> **WHAT YOU NEED TO DO**: Carry none of the pictures over; set down the material below exactly.

>> Begin DATASET EXCERPT

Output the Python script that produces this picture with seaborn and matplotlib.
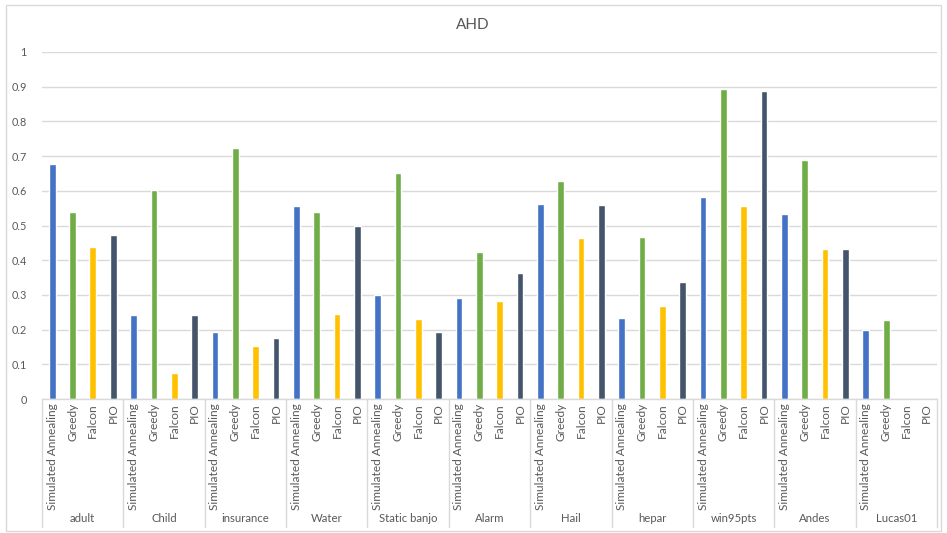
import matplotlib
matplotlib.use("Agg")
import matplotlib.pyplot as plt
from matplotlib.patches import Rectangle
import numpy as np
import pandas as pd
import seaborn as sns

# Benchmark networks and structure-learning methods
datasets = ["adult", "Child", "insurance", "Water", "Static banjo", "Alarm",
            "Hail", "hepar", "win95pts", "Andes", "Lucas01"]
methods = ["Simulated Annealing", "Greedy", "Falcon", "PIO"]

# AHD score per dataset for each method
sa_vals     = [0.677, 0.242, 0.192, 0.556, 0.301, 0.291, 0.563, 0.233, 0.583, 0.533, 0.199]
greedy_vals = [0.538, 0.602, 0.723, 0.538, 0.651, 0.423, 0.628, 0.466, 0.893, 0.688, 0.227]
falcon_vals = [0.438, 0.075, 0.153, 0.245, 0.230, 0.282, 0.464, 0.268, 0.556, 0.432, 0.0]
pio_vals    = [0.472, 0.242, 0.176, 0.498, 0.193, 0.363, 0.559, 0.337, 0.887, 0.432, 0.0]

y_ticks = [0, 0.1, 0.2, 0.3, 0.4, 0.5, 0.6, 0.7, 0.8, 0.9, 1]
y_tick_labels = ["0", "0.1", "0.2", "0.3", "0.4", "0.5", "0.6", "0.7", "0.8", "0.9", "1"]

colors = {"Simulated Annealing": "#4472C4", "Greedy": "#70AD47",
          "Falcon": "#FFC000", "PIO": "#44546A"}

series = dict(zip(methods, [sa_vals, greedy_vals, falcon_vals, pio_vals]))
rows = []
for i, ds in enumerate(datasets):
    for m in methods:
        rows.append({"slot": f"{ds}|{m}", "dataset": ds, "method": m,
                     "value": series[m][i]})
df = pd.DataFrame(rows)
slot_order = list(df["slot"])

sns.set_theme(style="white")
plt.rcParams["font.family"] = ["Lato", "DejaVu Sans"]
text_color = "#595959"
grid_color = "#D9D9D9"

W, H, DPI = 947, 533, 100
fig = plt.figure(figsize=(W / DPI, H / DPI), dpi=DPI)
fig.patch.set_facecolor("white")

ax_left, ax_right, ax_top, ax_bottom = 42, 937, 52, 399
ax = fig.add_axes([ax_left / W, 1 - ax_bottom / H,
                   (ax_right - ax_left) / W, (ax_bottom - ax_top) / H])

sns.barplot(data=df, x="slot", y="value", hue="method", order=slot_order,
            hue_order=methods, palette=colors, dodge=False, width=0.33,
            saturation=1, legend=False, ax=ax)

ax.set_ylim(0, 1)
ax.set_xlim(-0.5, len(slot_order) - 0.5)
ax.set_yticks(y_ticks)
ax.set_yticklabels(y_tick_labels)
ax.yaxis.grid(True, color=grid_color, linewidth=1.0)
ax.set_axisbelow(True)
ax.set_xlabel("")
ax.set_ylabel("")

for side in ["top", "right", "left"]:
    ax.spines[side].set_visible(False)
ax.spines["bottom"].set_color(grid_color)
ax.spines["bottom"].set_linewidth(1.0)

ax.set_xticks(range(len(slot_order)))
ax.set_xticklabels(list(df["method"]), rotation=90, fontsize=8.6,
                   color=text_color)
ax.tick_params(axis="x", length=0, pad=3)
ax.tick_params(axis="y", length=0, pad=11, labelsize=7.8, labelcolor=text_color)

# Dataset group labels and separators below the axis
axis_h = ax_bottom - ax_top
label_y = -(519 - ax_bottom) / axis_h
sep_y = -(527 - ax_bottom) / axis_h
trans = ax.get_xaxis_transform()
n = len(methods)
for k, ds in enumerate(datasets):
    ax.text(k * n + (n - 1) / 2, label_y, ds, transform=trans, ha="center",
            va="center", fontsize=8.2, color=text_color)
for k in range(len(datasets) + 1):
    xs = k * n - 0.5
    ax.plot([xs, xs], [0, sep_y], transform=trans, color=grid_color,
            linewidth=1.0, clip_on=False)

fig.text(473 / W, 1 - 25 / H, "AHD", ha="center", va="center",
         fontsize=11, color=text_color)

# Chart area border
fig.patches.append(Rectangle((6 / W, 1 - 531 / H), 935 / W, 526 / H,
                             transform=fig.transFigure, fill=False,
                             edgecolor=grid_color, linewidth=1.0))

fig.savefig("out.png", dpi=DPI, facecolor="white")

>> End DATASET EXCERPT

> **OUTPUT FOR THIS EXERCISE**:
Output the Python script that produces this picture with seaborn and matplotlib.
import matplotlib
matplotlib.use("Agg")
import matplotlib.pyplot as plt
from matplotlib.patches import Rectangle
import numpy as np
import pandas as pd
import seaborn as sns

# Benchmark networks and structure-learning methods
datasets = ["adult", "Child", "insurance", "Water", "Static banjo", "Alarm",
            "Hail", "hepar", "win95pts", "Andes", "Lucas01"]
methods = ["Simulated Annealing", "Greedy", "Falcon", "PIO"]

# AHD score per dataset for each method
sa_vals     = [0.677, 0.242, 0.192, 0.556, 0.301, 0.291, 0.563, 0.233, 0.583, 0.533, 0.199]
greedy_vals = [0.538, 0.602, 0.723, 0.538, 0.651, 0.423, 0.628, 0.466, 0.893, 0.688, 0.227]
falcon_vals = [0.438, 0.075, 0.153, 0.245, 0.230, 0.282, 0.464, 0.268, 0.556, 0.432, 0.0]
pio_vals    = [0.472, 0.242, 0.176, 0.498, 0.193, 0.363, 0.559, 0.337, 0.887, 0.432, 0.0]

y_ticks = [0, 0.1, 0.2, 0.3, 0.4, 0.5, 0.6, 0.7, 0.8, 0.9, 1]
y_tick_labels = ["0", "0.1", "0.2", "0.3", "0.4", "0.5", "0.6", "0.7", "0.8", "0.9", "1"]

colors = {"Simulated Annealing": "#4472C4", "Greedy": "#70AD47",
          "Falcon": "#FFC000", "PIO": "#44546A"}

series = dict(zip(methods, [sa_vals, greedy_vals, falcon_vals, pio_vals]))
rows = []
for i, ds in enumerate(datasets):
    for m in methods:
        rows.append({"slot": f"{ds}|{m}", "dataset": ds, "method": m,
                     "value": series[m][i]})
df = pd.DataFrame(rows)
slot_order = list(df["slot"])

sns.set_theme(style="white")
plt.rcParams["font.family"] = ["Lato", "DejaVu Sans"]
text_color = "#595959"
grid_color = "#D9D9D9"

W, H, DPI = 947, 533, 100
fig = plt.figure(figsize=(W / DPI, H / DPI), dpi=DPI)
fig.patch.set_facecolor("white")

ax_left, ax_right, ax_top, ax_bottom = 42, 937, 52, 399
ax = fig.add_axes([ax_left / W, 1 - ax_bottom / H,
                   (ax_right - ax_left) / W, (ax_bottom - ax_top) / H])

sns.barplot(data=df, x="slot", y="value", hue="method", order=slot_order,
            hue_order=methods, palette=colors, dodge=False, width=0.33,
            saturation=1, legend=False, ax=ax)

ax.set_ylim(0, 1)
ax.set_xlim(-0.5, len(slot_order) - 0.5)
ax.set_yticks(y_ticks)
ax.set_yticklabels(y_tick_labels)
ax.yaxis.grid(True, color=grid_color, linewidth=1.0)
ax.set_axisbelow(True)
ax.set_xlabel("")
ax.set_ylabel("")

for side in ["top", "right", "left"]:
    ax.spines[side].set_visible(False)
ax.spines["bottom"].set_color(grid_color)
ax.spines["bottom"].set_linewidth(1.0)

ax.set_xticks(range(len(slot_order)))
ax.set_xticklabels(list(df["method"]), rotation=90, fontsize=8.6,
                   color=text_color)
ax.tick_params(axis="x", length=0, pad=3)
ax.tick_params(axis="y", length=0, pad=11, labelsize=7.8, labelcolor=text_color)

# Dataset group labels and separators below the axis
axis_h = ax_bottom - ax_top
label_y = -(519 - ax_bottom) / axis_h
sep_y = -(527 - ax_bottom) / axis_h
trans = ax.get_xaxis_transform()
n = len(methods)
for k, ds in enumerate(datasets):
    ax.text(k * n + (n - 1) / 2, label_y, ds, transform=trans, ha="center",
            va="center", fontsize=8.2, color=text_color)
for k in range(len(datasets) + 1):
    xs = k * n - 0.5
    ax.plot([xs, xs], [0, sep_y], transform=trans, color=grid_color,
            linewidth=1.0, clip_on=False)

fig.text(473 / W, 1 - 25 / H, "AHD", ha="center", va="center",
         fontsize=11, color=text_color)

# Chart area border
fig.patches.append(Rectangle((6 / W, 1 - 531 / H), 935 / W, 526 / H,
                             transform=fig.transFigure, fill=False,
                             edgecolor=grid_color, linewidth=1.0))

fig.savefig("out.png", dpi=DPI, facecolor="white")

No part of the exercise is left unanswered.